Wednesday, June 30, 2004

Java and MT


Java's memory model is very aggressive, and you have to be very careful when accessing memory from multiple threads. You of course have to synchronize access to memory locations, but you have to synchronize them even when it looks like you don't have to. There are several cases where you must use synchronize:
  • To provide a mutual exclusion barrier to prevent one thread from modifying a data structure while the other is reading it.
  • To provide a memory barrier to prevent memory operation reordering from doing something you didn't want to have happen.
  • To make the memory you're accessing volatile so that the runtime optimizer doesn't throw away your request to read a memory location.
Here's a good web page that discusses this.
A good rule to use is that when in doubt, synchronize.
Reordering can only hit you with a multiple-cpu machine, but the problems that I've been running into recently happen on my single CPU machine, with something like this:
(Note that everything after this is speculation based on behavior I've seen):
int m_y = 0;
Thread1() {
    synchronized(m_x) {
        m_y = 1;
    }
}
void Thread2() {
    while(true)
        System.out.println(m_y);
}
Even after the code in Thread1 has executed in its thread, the code in Thread2 will print 0; I believe this is because the runtime optimizer doesn't bother to look at the value of m_y after the first access.

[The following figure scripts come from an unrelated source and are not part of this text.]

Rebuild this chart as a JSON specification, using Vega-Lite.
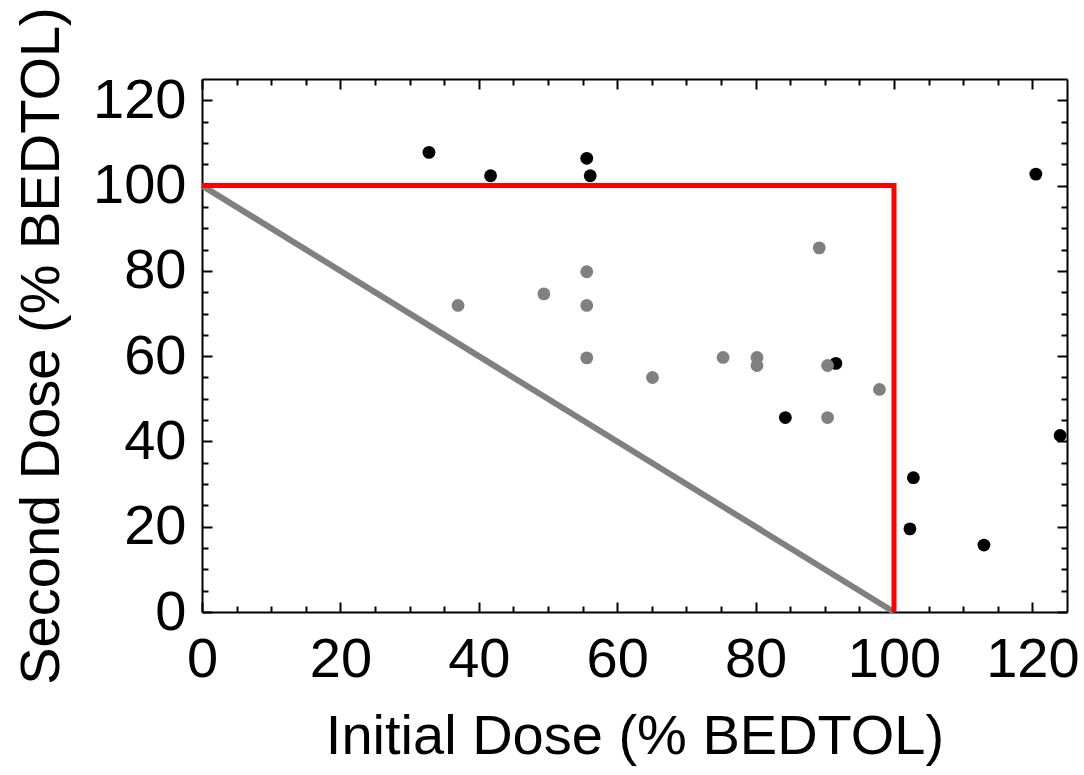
{
  "$schema": "https://vega.github.io/schema/vega-lite/v6.json",
  "width": 865,
  "height": 533,
  "autosize": {"type": "none"},
  "padding": {"left": 202, "top": 79, "right": 17, "bottom": 163},
  "background": "#ffffff",
  "datasets": {
    "diag": [{"x": 0, "y": 100, "i": 0}, {"x": 100, "y": 0, "i": 1}],
    "box": [{"x": 0, "y": 100, "i": 0}, {"x": 100, "y": 100, "i": 1}, {"x": 100, "y": 0, "i": 2}],
    "points": [
      {"initial": 32.8, "second": 107.8, "group": "B"},
      {"initial": 41.7, "second": 102.3, "group": "B"},
      {"initial": 55.6, "second": 106.4, "group": "B"},
      {"initial": 56.1, "second": 102.3, "group": "B"},
      {"initial": 120.5, "second": 102.7, "group": "B"},
      {"initial": 91.6, "second": 58.3, "group": "B"},
      {"initial": 84.3, "second": 45.6, "group": "B"},
      {"initial": 124.0, "second": 41.4, "group": "B"},
      {"initial": 102.8, "second": 31.5, "group": "B"},
      {"initial": 102.3, "second": 19.5, "group": "B"},
      {"initial": 113.0, "second": 15.7, "group": "B"},
      {"initial": 37.0, "second": 71.9, "group": "G"},
      {"initial": 49.4, "second": 74.6, "group": "G"},
      {"initial": 55.6, "second": 79.8, "group": "G"},
      {"initial": 55.6, "second": 71.9, "group": "G"},
      {"initial": 55.6, "second": 59.6, "group": "G"},
      {"initial": 65.1, "second": 55.0, "group": "G"},
      {"initial": 75.3, "second": 59.7, "group": "G"},
      {"initial": 80.2, "second": 59.7, "group": "G"},
      {"initial": 80.2, "second": 57.8, "group": "G"},
      {"initial": 89.2, "second": 85.4, "group": "G"},
      {"initial": 90.4, "second": 57.8, "group": "G"},
      {"initial": 90.4, "second": 45.6, "group": "G"},
      {"initial": 97.9, "second": 52.2, "group": "G"}
    ]
  },
  "resolve": {"axis": {"x": "independent", "y": "independent"}},
  "layer": [
    {
      "data": {"name": "diag"},
      "mark": {"type": "line", "color": "#808080", "strokeWidth": 6},
      "encoding": {
        "x": {"field": "x", "type": "quantitative", "scale": {"domain": [0, 125], "nice": false, "zero": false},
          "axis": {"orient": "bottom", "values": [0, 20, 40, 60, 80, 100, 120], "tickSize": -10, "labelPadding": 30, "title": "Initial Dose (% BEDTOL)", "titlePadding": 22, "labelFlush": false, "labelOverlap": false}},
        "y": {"field": "y", "type": "quantitative", "scale": {"domain": [0, 125], "nice": false, "zero": false},
          "axis": {"orient": "left", "values": [0, 20, 40, 60, 80, 100, 120], "tickSize": -10, "labelPadding": 26, "title": "Second Dose (% BEDTOL)", "titlePadding": 22, "labelFlush": false, "labelOverlap": false}},
        "order": {"field": "i", "type": "quantitative"}
      }
    },
    {
      "data": {"name": "box"},
      "mark": {"type": "line", "color": "#ff0000", "strokeWidth": 5},
      "encoding": {
        "x": {"field": "x", "type": "quantitative", "scale": {"domain": [0, 125], "nice": false, "zero": false},
          "axis": {"orient": "top", "values": [0, 20, 40, 60, 80, 100, 120], "tickSize": -10, "labels": false, "title": null}},
        "y": {"field": "y", "type": "quantitative", "scale": {"domain": [0, 125], "nice": false, "zero": false},
          "axis": {"orient": "right", "values": [0, 20, 40, 60, 80, 100, 120], "tickSize": -10, "labels": false, "title": null}},
        "order": {"field": "i", "type": "quantitative"}
      }
    },
    {
      "data": {"name": "points"},
      "transform": [{"filter": "datum.group === 'B'"}],
      "mark": {"type": "circle", "size": 165, "opacity": 1, "color": "#000000"},
      "encoding": {
        "x": {"field": "initial", "type": "quantitative", "scale": {"domain": [0, 125], "nice": false, "zero": false},
          "axis": {"orient": "bottom", "values": [5, 10, 15, 25, 30, 35, 45, 50, 55, 65, 70, 75, 85, 90, 95, 105, 110, 115], "tickSize": -6, "labels": false, "domain": false, "title": null}},
        "y": {"field": "second", "type": "quantitative", "scale": {"domain": [0, 125], "nice": false, "zero": false},
          "axis": {"orient": "left", "values": [5, 10, 15, 25, 30, 35, 45, 50, 55, 65, 70, 75, 85, 90, 95, 105, 110, 115], "tickSize": -6, "labels": false, "domain": false, "title": null}}
      }
    },
    {
      "data": {"name": "points"},
      "transform": [{"filter": "datum.group === 'G'"}],
      "mark": {"type": "circle", "size": 165, "opacity": 1, "color": "#808080"},
      "encoding": {
        "x": {"field": "initial", "type": "quantitative", "scale": {"domain": [0, 125], "nice": false, "zero": false},
          "axis": {"orient": "top", "values": [5, 10, 15, 25, 30, 35, 45, 50, 55, 65, 70, 75, 85, 90, 95, 105, 110, 115], "tickSize": -6, "labels": false, "domain": false, "title": null}},
        "y": {"field": "second", "type": "quantitative", "scale": {"domain": [0, 125], "nice": false, "zero": false},
          "axis": {"orient": "right", "values": [5, 10, 15, 25, 30, 35, 45, 50, 55, 65, 70, 75, 85, 90, 95, 105, 110, 115], "tickSize": -6, "labels": false, "domain": false, "title": null}}
      }
    }
  ],
  "config": {
    "view": {"stroke": null},
    "axis": {
      "grid": false,
      "domainColor": "#000000",
      "domainWidth": 2,
      "tickColor": "#000000",
      "tickWidth": 2,
      "labelFont": "Liberation Sans",
      "labelFontSize": 56,
      "labelColor": "#000000",
      "titleFont": "Liberation Sans",
      "titleFontSize": 56,
      "titleFontWeight": "normal",
      "titleColor": "#000000"
    }
  }
}
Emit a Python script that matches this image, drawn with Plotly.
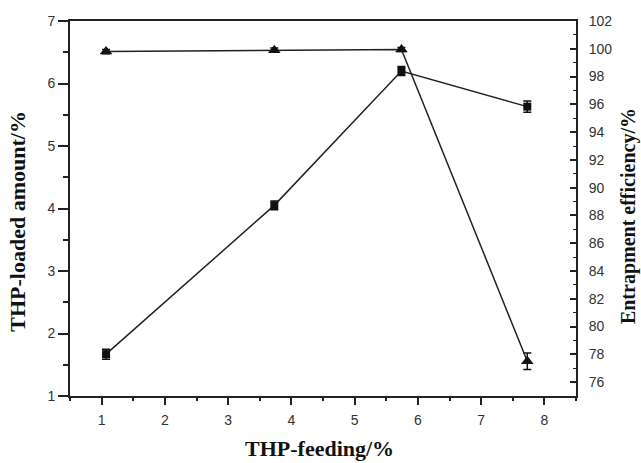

This is similar to a compile-time optimizer, which you'd fix with volatile. But a compile-time optimizer couldn't do anything in this situation.
But in Java the runtime optimizer will make it so that the first access gets the value, but it won't bother reading the value from memory anymore after that.
This strange behavior goes away by putting the synchronize(m_x) around the access to m_y. I believe this tells the runtime optimizer that something is likely to have been changed by another thread.